The anti-interventionist wing of the party, given its most prominent voice by influential podcaster Tucker Carlson, has argued that the lesson of Iraq and Afghanistan is that there is nothing but downside risk in getting deeply into another Middle East war.
Carlson wrote that the US should “drop Israel” and “let them fight their own wars”.
“If Israel wants to wage this war, it has every right to do so,” he continued. “It is a sovereign country, and it can do as it pleases. But not with America’s backing.”
At the Pentagon, opinion is divided for other reasons.
Elbridge Colby, the under-secretary of defence for policy, the Pentagon’s No. 3 post, has long argued that every military asset devoted to the wars of the Middle East is one diverted from the Pacific and the containment of China. Colby had to amend his views on Iran somewhat to get confirmed.

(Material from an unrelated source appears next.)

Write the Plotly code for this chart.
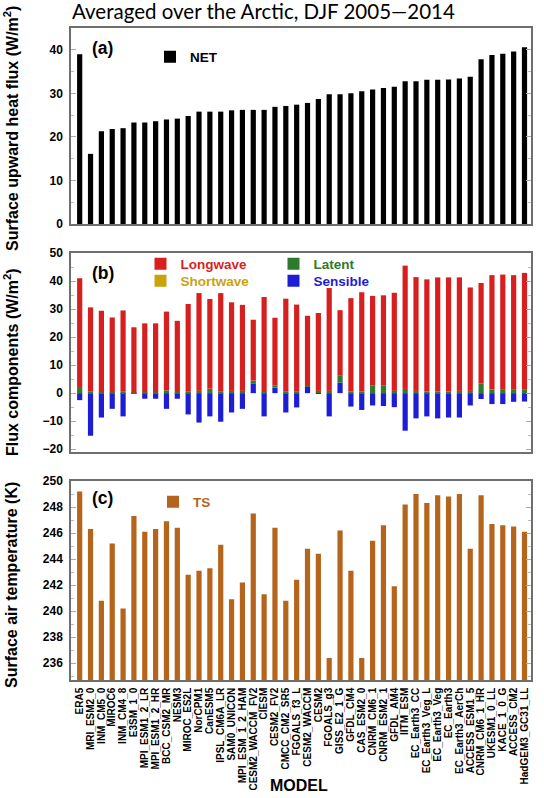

For now, Trump can afford to keep one foot in both camps.
By making one more run at coercive diplomacy, he can make the case to the Maga faithful that he is using the threat of the Massive Ordnance Penetrator to bring the conflict to a peaceful end.
And he can tell the Iranians that they are going to cease enriching uranium one way or the other, either by diplomatic agreement or because a GBU-57 imploded the mountain.
But if the combination of persuasion and coercion fails, he will have to decide whether this is Israel’s war or America’s.